Organisations such as Aadima Shakti and the KGF People’s Movement, which have been working for many years in KGF, speculate that the principal reason behind these child deaths could be the water that people in the mining areas consume along with the absence of basic sanitation. Naryanaswamy of Aadima Shakti says, “They buy water from tankers, whose source are borewells. These borewells draw water collected in mining shafts and tunnels beneath the ground created over hundred years. There is also a possibility that the stagnant water in the underground tunnels has polluted the groundwater in the area. Earlier, when mining activity was on, water used to be pumped out of these tunnels regularly, but now nothing of the sort happens.”
Lawyer P. Susai Raj Babu of the KGF People’s Movement adds: “As early as 1890, one British doctor, O’Daniel, had given a report that water in the mining area was unsafe. That was the reason for them to draw water from the Bethamangala tank, far away from the mining area. But the supply of water from the tank was stopped immediately after BGML was shut down. Now the only source of water for these people are the tankers. They pay Rs 1.25 a pot.”

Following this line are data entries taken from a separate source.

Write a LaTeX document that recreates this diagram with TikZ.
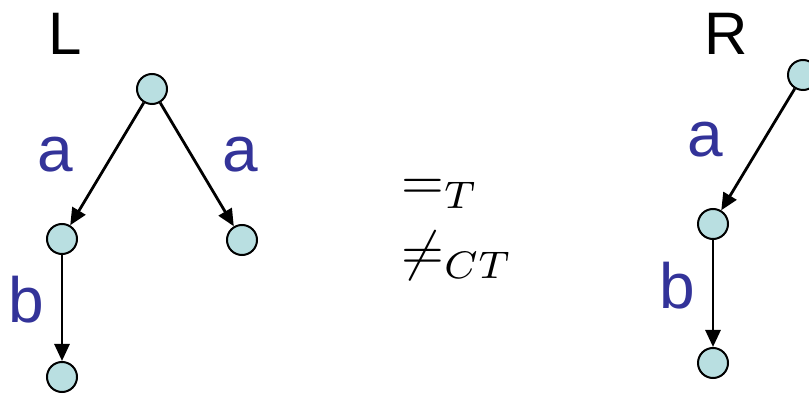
\documentclass[tikz,border=0pt]{standalone}
\usepackage{fontspec}
\usepackage{graphicx}
\setmainfont{Liberation Sans}
\usetikzlibrary{arrows.meta}
\definecolor{nodefill}{RGB}{185,223,225}
\definecolor{lblblue}{RGB}{51,51,153}
\tikzset{
  state/.style={circle, draw=black, fill=nodefill, line width=2pt, minimum size=30pt, inner sep=0pt},
  trans/.style={line width=2.8pt, -{Triangle[length=17pt,width=15pt]}},
  lbl/.style={text=lblblue, inner sep=0pt, font=\fontsize{64}{66}\selectfont},
  title/.style={text=black, inner sep=0pt, font=\fontsize{60}{62}\selectfont},
  mathlbl/.style={inner sep=0pt, anchor=base west}
}
\begin{document}
\begin{tikzpicture}[x=1pt,y=-1pt]
\clip (0,0) rectangle (809,395);
% left tree
\node[title] (Lt) at (65,34) {L};
\node[state] (l0) at (152,89) {};
\node[state] (l1) at (62,239) {};
\node[state] (l2) at (242,240) {};
\node[state] (l3) at (62,377) {};
\draw[trans] (l0) -- (l1);
\draw[trans] (l0) -- (l2);
\draw[trans] (l1) -- (l3);
\node[lbl] (la1) at (55,155) {a};
\node[lbl] (la2) at (240,155) {a};
\node[lbl] (lb) at (26,300) {b};
% middle
\node[mathlbl] (eqT) at (401,200) {\scalebox{5.5}{$=_T$}};
\node[mathlbl] (neqCT) at (401,270) {\scalebox{5.5}{$\neq_{CT}$}};
% right tree
\node[title] (Rt) at (726,34) {R};
\node[state] (r0) at (803,75) {};
\node[state] (r1) at (713,224) {};
\node[state] (r2) at (713,363) {};
\draw[trans] (r0) -- (r1);
\draw[trans] (r1) -- (r2);
\node[lbl] (ra) at (705,140) {a};
\node[lbl] (rb) at (677,286) {b};
\end{tikzpicture}
\end{document}
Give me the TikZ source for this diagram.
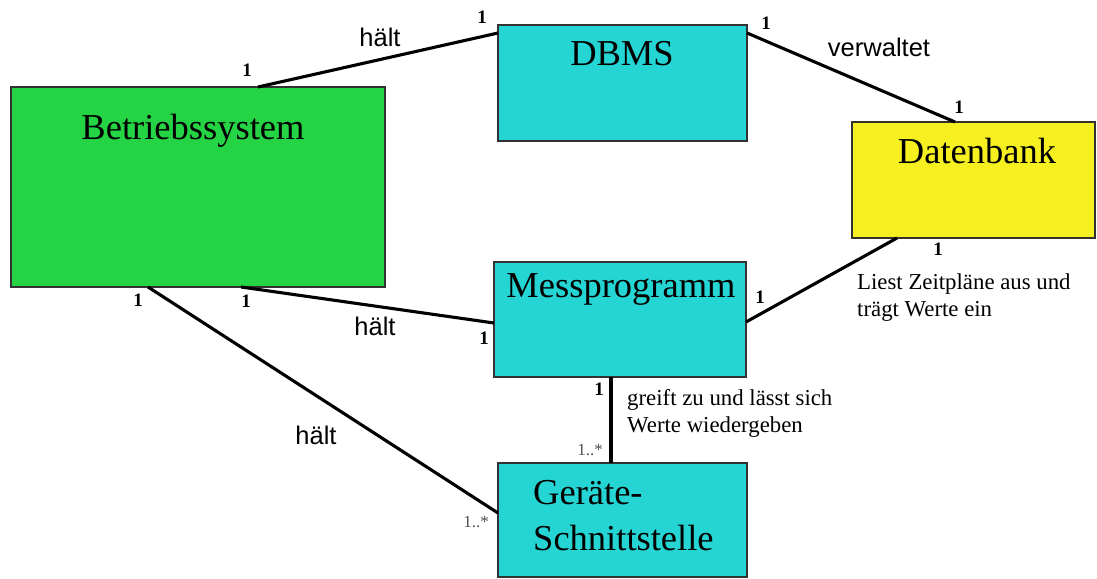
\documentclass[tikz,border=0pt]{standalone}
\usepackage{fontspec}
\setmainfont{Liberation Serif}
\newfontfamily\labelsans{Liberation Sans}
\definecolor{bsgreen}{RGB}{36,212,68}
\definecolor{clscyan}{RGB}{36,213,212}
\definecolor{dbyellow}{RGB}{247,240,32}
\definecolor{boxline}{RGB}{50,50,50}
\definecolor{multgrey}{RGB}{80,80,80}
\tikzset{
  cls/.style={draw=boxline, line width=1.6pt, inner sep=0pt, outer sep=0pt},
  title/.style={font=\fontsize{36.5}{40}\selectfont, inner sep=0pt},
  assoc/.style={line width=3.1pt},
  mult/.style={font=\bfseries\fontsize{19}{20}\selectfont, inner sep=0pt},
  multmany/.style={font=\fontsize{17}{18}\selectfont, text=multgrey, inner sep=0pt},
  role/.style={font=\labelsans\fontsize{25.5}{28}\selectfont, inner sep=0pt},
  note/.style={font=\fontsize{22.8}{27}\selectfont, align=left, anchor=west, inner sep=0pt},
}
\begin{document}
\begin{tikzpicture}[x=1pt, y=-1pt]
\useasboundingbox (0,0) rectangle (1097,578);

% classes
\node[cls, fill=bsgreen,  minimum width=374pt, minimum height=200pt] (bs)   at (198,187)   {};
\node[cls, fill=clscyan,  minimum width=249pt, minimum height=116pt] (dbms) at (622.5,83)  {};
\node[cls, fill=dbyellow, minimum width=243pt, minimum height=116pt] (db)   at (973.5,180) {};
\node[cls, fill=clscyan,  minimum width=252pt, minimum height=115pt] (mp)   at (620,319.5) {};
\node[cls, fill=clscyan,  minimum width=249pt, minimum height=114pt] (gs)   at (622.5,520) {};

% class names
\node[title, anchor=base] (bs-t)   at (193,139) {Betriebssystem};
\node[title, anchor=base] (dbms-t) at (622,66)  {DBMS};
\node[title, anchor=base] (db-t)   at (977,163) {Datenbank};
\node[title, anchor=base] (mp-t)   at (621,297) {Messprogramm};
\node[title, anchor=west, align=left, font=\fontsize{36.5}{46}\selectfont] (gs-t) at (533,516) {Geräte-\\Schnittstelle};

% associations
\draw[assoc] ([xshift=247pt]bs.north west) -- ([yshift=-8pt]dbms.north west);
\draw[assoc] ([yshift=-8pt]dbms.north east) -- ([xshift=103pt]db.north west);
\draw[assoc] ([xshift=45pt]db.south west) -- ([yshift=-60pt]mp.north east);
\draw[assoc] ([xshift=230pt]bs.south west) -- ([yshift=-61pt]mp.north west);
\draw[assoc] ([xshift=137pt]bs.south west) -- ([yshift=-50pt]gs.north west);
\draw[assoc] ([xshift=-9pt]mp.south) -- ([xshift=-11.5pt]gs.north);

% association names
\node[role] (r1) at (380,37)  {hält};
\node[role] (r2) at (879,47)  {verwaltet};
\node[role] (r3) at (375,326) {hält};
\node[role] (r4) at (316,435) {hält};
\node[note] (n1) at (857,298) {Liest Zeitpläne aus und\\trägt Werte ein};
\node[note] (n2) at (627,413) {greift zu und lässt sich\\Werte wiedergeben};

% multiplicities
\node[mult] (m1)  at (247,70)  {1};
\node[mult] (m2)  at (482,17)  {1};
\node[mult] (m3)  at (766,23)  {1};
\node[mult] (m4)  at (959,107) {1};
\node[mult] (m5)  at (938,249) {1};
\node[mult] (m6)  at (760,297) {1};
\node[mult] (m7)  at (138,300) {1};
\node[mult] (m8)  at (246,301) {1};
\node[mult] (m9)  at (484,338) {1};
\node[mult] (m10) at (599,389) {1};
\node[multmany] (m11) at (476,522) {1..*};
\node[multmany] (m12) at (590,450) {1..*};
\end{tikzpicture}
\end{document}
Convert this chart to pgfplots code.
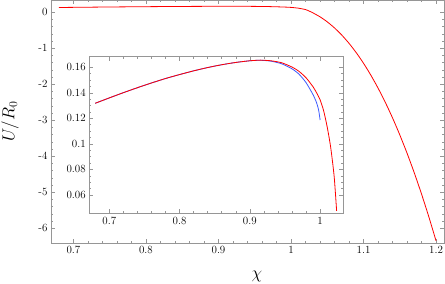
\documentclass[border=0pt]{standalone}
\usepackage{pgfplots}
\pgfplotsset{compat=1.18}
\definecolor{myred}{RGB}{255,0,0}
\definecolor{myblue}{RGB}{60,90,255}
\definecolor{framegray}{RGB}{150,150,150}
\pgfplotstableread{
x y
0.680 0.1318
0.700 0.1360
0.720 0.1401
0.740 0.1440
0.760 0.1477
0.780 0.1512
0.800 0.1543
0.820 0.1572
0.840 0.1598
0.860 0.1620
0.880 0.1638
0.900 0.1651
0.915 0.1656
0.930 0.1651
0.945 0.1636
0.960 0.1602
0.970 0.1568
0.980 0.1518
0.990 0.1447
0.995 0.1400
1.000 0.1345
1.005 0.1260
1.010 0.1135
1.015 0.0975
1.020 0.0745
1.0235 0.0475
}\redinset
\pgfplotstableread{
x y
0.680 0.1318
0.700 0.1360
0.720 0.1401
0.740 0.1440
0.760 0.1477
0.780 0.1512
0.800 0.1543
0.820 0.1572
0.840 0.1598
0.860 0.1620
0.880 0.1638
0.900 0.1651
0.915 0.1655
0.930 0.1648
0.945 0.1628
0.960 0.1588
0.970 0.1546
0.980 0.1480
0.990 0.1385
0.995 0.1322
0.998 0.1262
1.000 0.1187
}\blueinset
\pgfplotstableread{
x y
0.680 0.1318
0.720 0.1401
0.760 0.1477
0.800 0.1543
0.840 0.1598
0.880 0.1638
0.915 0.1656
0.945 0.1636
0.970 0.1568
0.990 0.1447
1.000 0.1345
1.010 0.1135
1.020 0.0745
1.0235 0.0475
1.030 -0.015
1.040 -0.127
1.050 -0.267
1.060 -0.436
1.070 -0.634
1.080 -0.863
1.090 -1.124
1.100 -1.417
1.110 -1.744
1.120 -2.105
1.130 -2.501
1.140 -2.934
1.150 -3.405
1.160 -3.913
1.170 -4.461
1.180 -5.049
1.190 -5.678
1.200 -6.349
}\redmain
\begin{document}
\begin{tikzpicture}
\pgfplotsset{
  mmastyle/.style={
    scale only axis,
    axis line style={framegray, line width=0.6pt},
    every tick/.style={framegray, line width=0.5pt},
    tick align=inside,
    tick pos=both,
    major tick length=4pt,
    minor tick length=2pt,
    tick label style={font=\fontsize{11}{13}\selectfont, black},
    /pgf/number format/assume math mode=true,
    /pgf/number format/fixed,
  }
}
\path[use as bounding box] (-51pt,-41pt) rectangle (394pt,243pt);
\begin{axis}[
  mmastyle,
  at={(0,0)}, anchor=south west,
  width=393pt, height=243pt,
  xmin=0.669, xmax=1.211,
  ymin=-6.41, ymax=0.34,
  xtick={0.7,0.8,0.9,1,1.1,1.2},
  ytick={-6,-5,-4,-3,-2,-1,0},
  minor x tick num=4,
  minor y tick num=4,
  xlabel={$\chi$},
  ylabel={$U/R_0$},
  label style={font=\fontsize{17}{20}\selectfont},
  xlabel style={at={(axis description cs:0.524,0)}, anchor=center, yshift=-33pt},
  ylabel style={at={(axis description cs:-0.104,0.5)}, anchor=center},
]
\addplot[myred, line width=0.8pt, smooth, tension=0.4] table {\redmain};
\end{axis}
\begin{axis}[
  mmastyle,
  at={(38.3pt,29.7pt)}, anchor=south west,
  width=254pt, height=156.6pt,
  axis background/.style={fill=white},
  xmin=0.6716, xmax=1.033,
  ymin=0.0456, ymax=0.1683,
  xtick={0.7,0.8,0.9,1},
  ytick={0.06,0.08,0.1,0.12,0.14,0.16},
  minor x tick num=4,
  minor y tick num=3,
  yticklabel style={/pgf/number format/precision=2},
]
\addplot[myblue, line width=0.8pt, smooth, tension=0.4] table {\blueinset};
\addplot[myred, line width=0.8pt, smooth, tension=0.4] table {\redinset};
\end{axis}
\end{tikzpicture}
\end{document}
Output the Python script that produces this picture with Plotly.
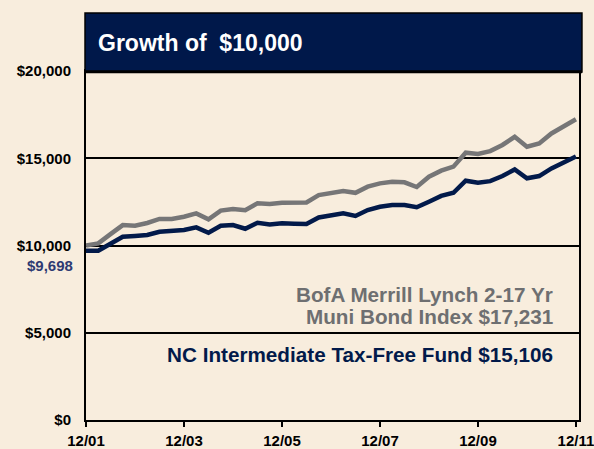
import plotly.graph_objects as go

quarters = list(range(41))
index_values = [10000, 10120, 10650, 11170, 11130, 11290, 11520, 11520, 11650, 11840,
                11500, 12000, 12090, 12020, 12420, 12380, 12450, 12460, 12470, 12890,
                12990, 13120, 13020, 13370, 13560, 13650, 13620, 13350, 13940, 14290,
                14520, 15320, 15240, 15410, 15760, 16230, 15660, 15850, 16420, 16850, 17231]
fund_values = [9698, 9700, 10100, 10500, 10550, 10600, 10790, 10830, 10890, 11040,
               10730, 11130, 11170, 10960, 11300, 11210, 11270, 11250, 11230, 11610,
               11750, 11840, 11690, 12030, 12220, 12320, 12320, 12190, 12510, 12840,
               13020, 13710, 13600, 13690, 13980, 14360, 13850, 13980, 14420, 14760, 15106]
x_tick_vals = [0, 8, 16, 24, 32, 40]
x_tick_labels = ["12/01", "12/03", "12/05", "12/07", "12/09", "12/11"]
y_tick_vals = [0, 5000, 10000, 15000, 20000]
y_tick_labels = ["$0", "$5,000", "$10,000", "$15,000", "$20,000"]

BG = "#F8EDDD"
NAVY = "#021A4A"
GREY = "#767677"
FONT = "Liberation Sans, Arial, sans-serif"

fig = go.Figure()
fig.add_trace(go.Scatter(x=quarters, y=index_values, mode="lines",
                         line=dict(color=GREY, width=4.5), showlegend=False,
                         hoverinfo="skip"))
fig.add_trace(go.Scatter(x=quarters, y=fund_values, mode="lines",
                         line=dict(color=NAVY, width=4.5), showlegend=False,
                         hoverinfo="skip"))

fig.update_layout(
    width=594, height=449, autosize=False,
    paper_bgcolor=BG, plot_bgcolor=BG,
    margin=dict(l=86, r=15, t=71, b=29, pad=0, autoexpand=False),
    font=dict(family=FONT, color="black"),
)
fig.update_xaxes(range=[0, 40.25], tickvals=x_tick_vals, ticktext=x_tick_labels,
                 showgrid=False, zeroline=False, showline=True, linecolor="black",
                 linewidth=2, mirror=True, ticks="outside", ticklen=5, tickwidth=2,
                 tickcolor="black", tickfont=dict(size=15, family=FONT, weight="bold"),
                 ticklabelstandoff=1, automargin=False, ticklabeloverflow="allow")
fig.update_yaxes(range=[0, 20000], tickvals=y_tick_vals, ticktext=y_tick_labels,
                 showgrid=True, gridcolor="black", gridwidth=2, zeroline=False,
                 showline=True, linecolor="black", linewidth=2, mirror=True,
                 ticks="", tickfont=dict(size=15, family=FONT, weight="bold"),
                 ticklabelstandoff=10, automargin=False)

# title box
fig.add_shape(type="rect", xref="paper", yref="paper", x0=-0.002, x1=1.006,
              y0=0.997, y1=1.166, fillcolor="#00184A",
              line=dict(color="black", width=1.5), layer="above")
fig.add_shape(type="line", xref="paper", yref="paper", x0=-0.002, x1=1.006,
              y0=0.998, y1=0.998, line=dict(color="black", width=3), layer="above")
fig.add_annotation(xref="paper", yref="paper", x=0.02, y=1.08, xanchor="left",
                   yanchor="middle", showarrow=False, text="Growth of  $10,000",
                   font=dict(size=23, color="white", family=FONT, weight="bold"))

fig.add_annotation(xref="paper", yref="paper", x=-0.022, y=(420 - 265) / 349,
                   xanchor="right", yanchor="middle", showarrow=False,
                   text="$9,698", font=dict(size=15, color="#2E3A72", family=FONT, weight="bold"))

LEG_SIZE = 20.7
fig.add_annotation(xref="paper", yref="paper", x=0.951, y=(420 - 294) / 349,
                   xanchor="right", yanchor="middle", showarrow=False,
                   text="BofA Merrill Lynch 2-17 Yr",
                   font=dict(size=LEG_SIZE, color="#6E6F71", family=FONT, weight="bold"))
fig.add_annotation(xref="paper", yref="paper", x=0.951, y=(420 - 316) / 349,
                   xanchor="right", yanchor="middle", showarrow=False,
                   text="Muni Bond Index $17,231",
                   font=dict(size=LEG_SIZE, color="#6E6F71", family=FONT, weight="bold"))
fig.add_annotation(xref="paper", yref="paper", x=0.951, y=(420 - 354) / 349,
                   xanchor="right", yanchor="middle", showarrow=False,
                   text="NC Intermediate Tax-Free Fund $15,106",
                   font=dict(size=LEG_SIZE, color=NAVY, family=FONT, weight="bold"))

fig.write_html(
    "out.html",
    config={"displayModeBar": False},
    post_script="document.body.style.margin='0';document.body.style.padding='0';"
                "document.body.style.backgroundColor='#F8EDDD';",
)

Besides water and sanitation, the humungous ‘cyanide dumps’, a vestige of the mining years, with a height of nearly 30 metres from the ground at many places, are also a cause of major health concern as the coarse dust flies across the township. KGF has anyway been a hotbed of Silicosis for decades. Worse still, the most sophisticated and century-old BGML Hospital in the mining area also shut down with the ending of mining activity in 2001.
The local BJP mla, Y. Sampangi, and the district health officer were not available for comment. The political disadvantage that people in the mining area face is that they are Tamils, having migrated from Tamil Nadu as indentured labourers more than a 100 years ago. Until 2008, they elected an aiadmk member as an mla. KGF, although technically in Karnataka, borders both Andhra Pradesh and Tamil Nadu. This makes them ‘outsiders’ for the Kannada population in the non-mining areas of Kolar as well as across the state.